Hackney,
15
May
2020
|
13:42
Europe/London

NHS heroes stuck in cladding ‘bureaucratic nightmare’, Mayor tells MPs

The Government must provide leadership and clarity for leaseholders who are unable to sell their home and are facing huge bills to remove potentially dangerous cladding, the Mayor of Hackney has told a committee of MPs.

Hackney Council has been contacted by leaseholders living in private blocks – including NHS staff and key workers – who say they are living with “considerable stress and anxiety” as they battle the owners of the buildings, mortgage lenders and the Government.

Many of them are being asked to pay large sums of money – sometimes tens of thousands of pounds – due to their private building owners being unable to recover the costs of removing or fixing cladding from the Government.

Some are unable to remortgage, staircase or sell their flats – even though their buildings were built to regulations at the time – because mortgage lenders are unwilling to provide a mortgage on properties that do not meet the latest Government advice relating to cladding.
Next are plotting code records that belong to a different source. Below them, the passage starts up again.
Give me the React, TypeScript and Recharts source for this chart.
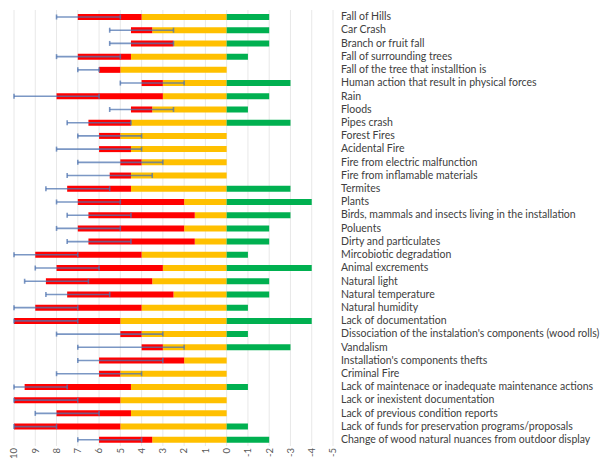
import React from 'react';
import { BarChart, Bar, XAxis, YAxis, CartesianGrid, ErrorBar } from 'recharts';

const CATEGORIES = [
  'Fall of Hills',
  'Car Crash',
  'Branch or fruit fall',
  'Fall of surrounding trees',
  'Fall of the tree that installtion is',
  'Human action that result in physical forces',
  'Rain',
  'Floods',
  'Pipes crash',
  'Forest Fires',
  'Acidental Fire',
  'Fire from electric malfunction',
  'Fire from inflamable materials',
  'Termites',
  'Plants',
  'Birds, mammals and insects living in the installation',
  'Poluents',
  'Dirty and particulates',
  'Mircobiotic degradation',
  'Animal excrements',
  'Natural light',
  'Natural temperature',
  'Natural humidity',
  'Lack of documentation',
  "Dissociation of the instalation's components (wood rolls)",
  'Vandalism',
  "Installation's components thefts",
  'Criminal Fire',
  'Lack of maintenace or inadequate maintenance actions',
  'Lack or inexistent documentation',
  'Lack of previous condition reports',
  'Lack of funds for preservation programs/proposals',
  'Change of wood natural nuances from outdoor display',
];

// orange segment (0 -> value), red segment end (cumulative), green (negative side)
const ORANGE = [4, 3.5, 2.5, 4.5, 5, 3, 3, 3.5, 4.5, 5, 4.5, 4, 4.5, 4.5, 2, 1.5, 2, 1.5, 4, 3, 3.5, 2.5, 4, 5, 4, 3, 2, 5, 4.5, 5, 4.5, 5, 3.5];
const RED_END = [7, 4.5, 4.5, 7, 6, 4, 8, 4.5, 6.5, 6, 6, 5, 5.5, 7.5, 7, 6.5, 7, 6.5, 9, 8, 8.5, 7.5, 9, 10, 5, 4, 6, 6, 9.5, 10, 8, 10, 6];
const GREEN = [-2, -2, -2, -1, 0, -3, -2, -1, -3, 0, 0, 0, 0, -3, -4, -3, -2, -2, -1, -4, -2, -2, -1, -4, -1, -3, 0, 0, -1, 0, 0, -1, -2];

// error range (low / high end on the value scale)
const ERR_LOW = [5, 2.5, 2.5, 5, 6, 2, 6, 2.5, 4.5, 4, 4, 3, 3.5, 5.5, 5, 4.5, 5, 4.5, 7, 6, 6.5, 5.5, 7, 7, 3, 2, 3, 4, 7.5, 7, 6, 8, 4];
const ERR_HIGH = [8, 5.5, 5.5, 8, 7, 5, 10, 5.5, 7.5, 7, 8, 7, 7.5, 8.5, 8, 7.5, 8, 7.5, 10, 9, 9.5, 8.5, 10, 10, 8, 7, 7, 8, 10, 10, 9, 10, 7];

const X_TICKS = [10, 9, 8, 7, 6, 5, 4, 3, 2, 1, 0, -1, -2, -3, -4, -5];

const data = CATEGORIES.map((name, i) => ({
  name,
  orange: ORANGE[i],
  red: RED_END[i] - ORANGE[i],
  green: GREEN[i] === 0 ? null : GREEN[i],
  err: [RED_END[i] - ERR_LOW[i], ERR_HIGH[i] - RED_END[i]],
}));

const XTick = ({ x, y, payload }: any) => (
  <text
    x={x}
    y={y}
    dy="0.35em"
    transform={`rotate(-90, ${x}, ${y})`}
    textAnchor="end"
    fontSize={9.5}
    fontFamily="Lato, sans-serif"
    fill="#595959"
  >
    {payload.value}
  </text>
);

const YTick = ({ x, y, payload }: any) => (
  <text x={x} y={y} dy="0.35em" textAnchor="start" fontSize={10.5} fontFamily="Lato, sans-serif" fill="#404040">
    {payload.value}
  </text>
);

export default function App() {
  return (
    <div style={{ position: 'absolute', left: 0, top: 0, background: '#fff', fontFamily: 'Lato, sans-serif' }}>
      <BarChart
        width={600}
        height={466}
        data={data}
        layout="vertical"
        stackOffset="sign"
        barSize={6}
        margin={{ top: 10, right: 0, bottom: 0, left: 14 }}
      >
        <CartesianGrid horizontal={false} stroke="#e8e8e8" />
        <XAxis
          type="number"
          domain={[-5, 10]}
          ticks={X_TICKS}
          reversed
          allowDataOverflow
          axisLine={false}
          tickLine={false}
          tickSize={0}
          tickMargin={2}
          height={20}
          interval={0}
          tick={<XTick />}
        />
        <YAxis
          type="category"
          dataKey="name"
          orientation="right"
          width={267}
          axisLine={false}
          tickLine={false}
          interval={0}
          tick={<YTick />}
        />
        <Bar dataKey="orange" stackId="a" fill="#ffc000" isAnimationActive={false} />
        <Bar dataKey="red" stackId="a" fill="#ff0000" isAnimationActive={false}>
          <ErrorBar dataKey="err" direction="x" width={2.5} stroke="#4f74b0" strokeWidth={1.6} strokeOpacity={0.75} />
        </Bar>
        <Bar dataKey="green" stackId="a" fill="#00b050" isAnimationActive={false} />
      </BarChart>
    </div>
  );
}
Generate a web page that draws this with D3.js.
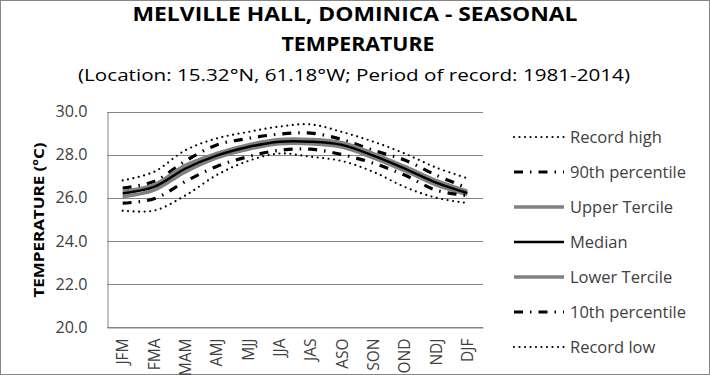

Some mortgage companies are subsequently valuing their homes at £0, leaving leaseholders whose fixed-rate mortgages are ending lumped with high variable-rate mortgages of up to 6%.

The Council estimates hundreds of residents could be affected. Nearly three years after the Grenfell Tower fire, very few building owners across the country have been able to access funding from the Government’s Cladding Remediation Fund. 

The information was given in written evidence to the Housing, Communities and Local Government Select Committee’s inquiry into cladding remediation on behalf of Hackney’s leaseholders.

We are concerned about the responsibility of funding remediation falling on those with the least resources or access to legal representation, at a time when their focus is rightly on their heroic frontline work. 

Ministers should not expect Hackney’s key workers to be spending their time off in a bureaucratic nightmare. 

These residents have a limited ability to fund the necessary remediation work or to engage in a drawn out legal battle with building owners – especially at a time when they are risking their lives to respond to the coronavirus pandemic.

The Government must require greater transparency about the ownership of buildings, materials used, and where liabilities are placed.
Philip Glanville, Mayor of Hackney, and Cllr Sem Moema, Mayoral Advisor on Private Renting and Housing Affordability

The issue is also affecting the Council’s own buildings, with mortgage lenders interpreting the Government’s guidance differently and requiring Council leaseholders and buyers to provide detailed evidence about the construction of their home.

The Council has contacted more than 200 building owners in the borough to ask them to provide data on the construction of their buildings at the request of the Ministry of Housing, Communities and Local Government – but in some cases, responses have been inadequate or slow.